If a company doesn’t offer bulk options or package-free items, Marnach and Haukedahl ask them to, and have found that some are accommodating. “Some products we can’t stock because we can’t find,” stated Marnach.
The item they get asked for most frequently that they can’t find is bulk white vinegar.
Tare Market isn’t allowed to carry any produce, meat or dairy, Marnach observed.
It took awhile, but they were able to find bulk ketchup, mustard and BBQ sauce. Other items, such as lotions in one-gallon containers, they’ve started with while they continue looking for better alternatives.
The area with snacks such as granolas, dried fruit, and popcorn, is popular. Their make-up is also a good seller, as buyers get a compact once that is made of bamboo, and then purchase tins of the make-up later that come in seed paper. The tins can be recycled.
The switch that Marnach made at home that is her favorite was a move to hankies instead of tissues. It happened after one day when all three kids were sick, and they went through an entire box of tissues. Marnach thought, “What a giant waste of money.” She bought 20-25 hankies which can be reused over and over, and discovered an added benefit. They don’t make your nose raw.
Like many of the zero waste strategies out there, the use of hankies isn’t a new one.
“This is just getting away from what we’ve all gotten so used to lately with single-use items,” remarked Marnach.
While Tare Market’s Instagram followers are primarily women in their 20s and 30s, they’ve found that people of all ages are shopping at Tare Market. Some come there because they’ve heard about it while others pop in because they are walking past and want to check it out.
“My favorite thing is all of the kids that are basically dragging their parents in here,” said Marnach. “Those age 8-15 are very concerned about sustainability and recognize that they have a long time to live on the earth. It’s easy for them to change and adopt new habits,” Marnach pointed out, in contrast to the adults who might not want to change.
“The kids are leading the way.”
Bridget Letmes of New Brighton has been working to have a zero-ish waste lifestyle with her family of five, driven by environmental concerns. “It’s great to hear my nine-year-old say, ‘I’ve got to have a home lunch today because the tacos come in a bag.’”
The Letmes family is down to one bag of trash a week. Her daughter, who is old enough to drive, brings their compost to the Ramsey County facility.
Letmes has learned that to be zero waste, you need to plan ahead and prepare stuff — such as getting jars and containers ready to bring to the store with you.
Tare Market owners Marnach and Haukedahl see themselves as more than shop owners, and envision their role as helping educate people on zero living. They offer regular workshops such as DIY salve making, mindful mending, backyard composting, indoor worm composting, and transitioning your home to zero waste. In addition to sharing knowledge, these classes help build community, Marnach pointed out. After a DIY salve class in May, participants hung around another hour because they were enjoying their conversation.
“The fact that this will be the first zero waste store in Minnesota means we’re getting that opportunity and seeing that leadership right here in our community, and is all the more reason to support this concept so that it’s successful and replicated across the entire state,” stated Ward 12 Council Member Andrew Johnson.
“We each have a personal responsibility to be less wasteful and reduce our negative impacts, and Tare Market will help with that.”


Did you know?

>> The average American generates over 4 pounds of trash per day?
>> The methane gas released from the rotting trash in landfills warms the planet 86 times more than carbon dioxide in the first two decades it is released, before turning into carbon dioxide itself?
>> The average plastic bag is used for 12 minutes and can then take up to 1,000 years to decompose in a landfill?
>> Only 9% of plastics used actually get recycled?
>> The pumps in shampoo battles can’t be recycled?

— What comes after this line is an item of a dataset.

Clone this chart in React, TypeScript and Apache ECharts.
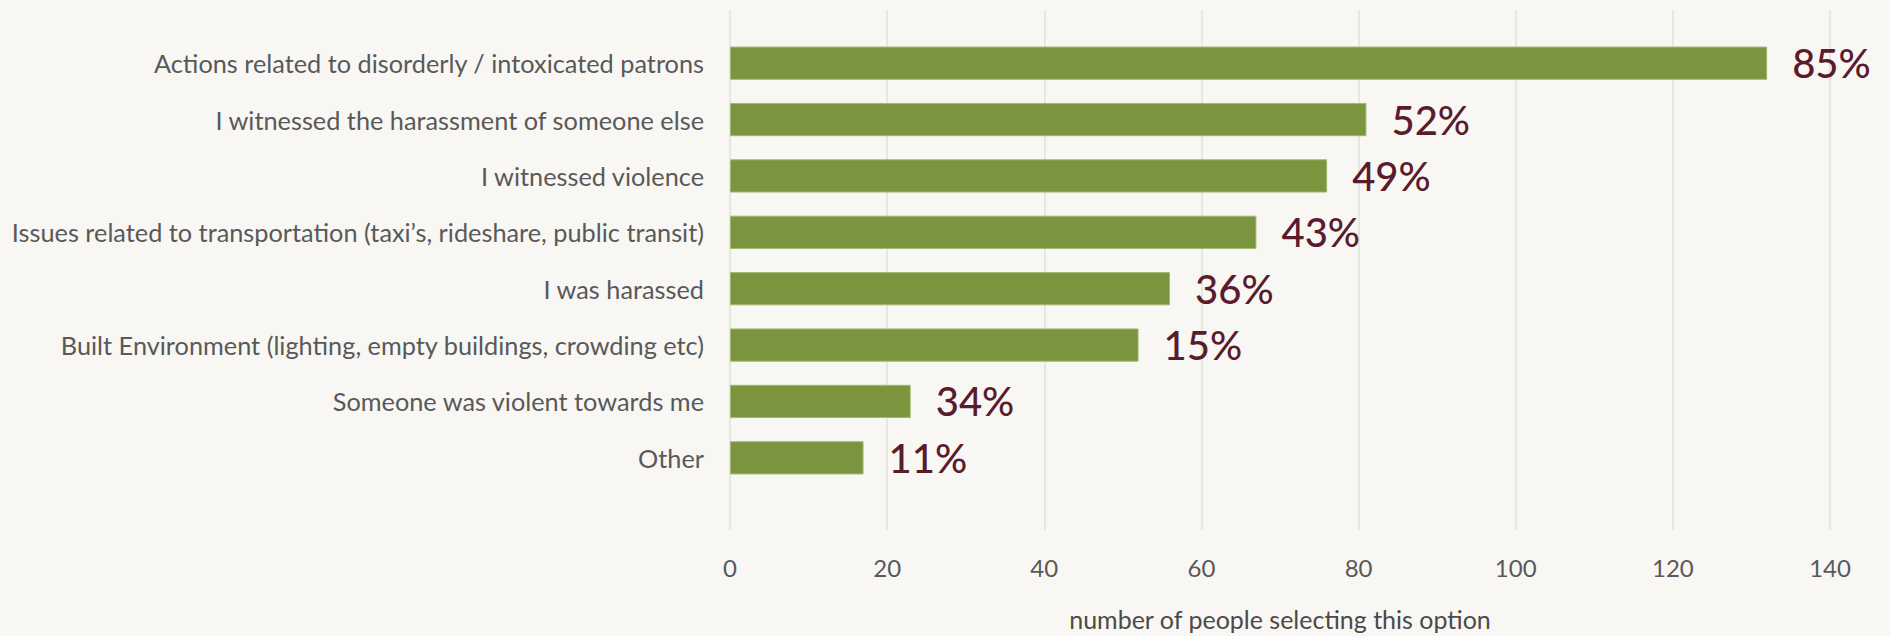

“This is a visionary concept that’s long overdue. All that single-use packaging from food and lifestyle products has a huge cost to the environment and society. It’s immensely wasteful to manufacture and transport all that bulky material just to throw it away. When it gets recycled, it still has a carbon footprint, as it takes energy to pick-up and process. What’s worse is that not everyone recycles, so too much of it ends up at the HERC burner downtown and results in pollution that has increased childhood asthma rates and other health problems in our city. And regardless, we end up paying more than we otherwise need to – whether in the form of hundreds of dollars per year that each household spends on their solid waste utility bill, or at the checkout where packaging costs are added to the price of goods.
It’s time we have options for consumers to shop
in a smarter and more sustainable way.”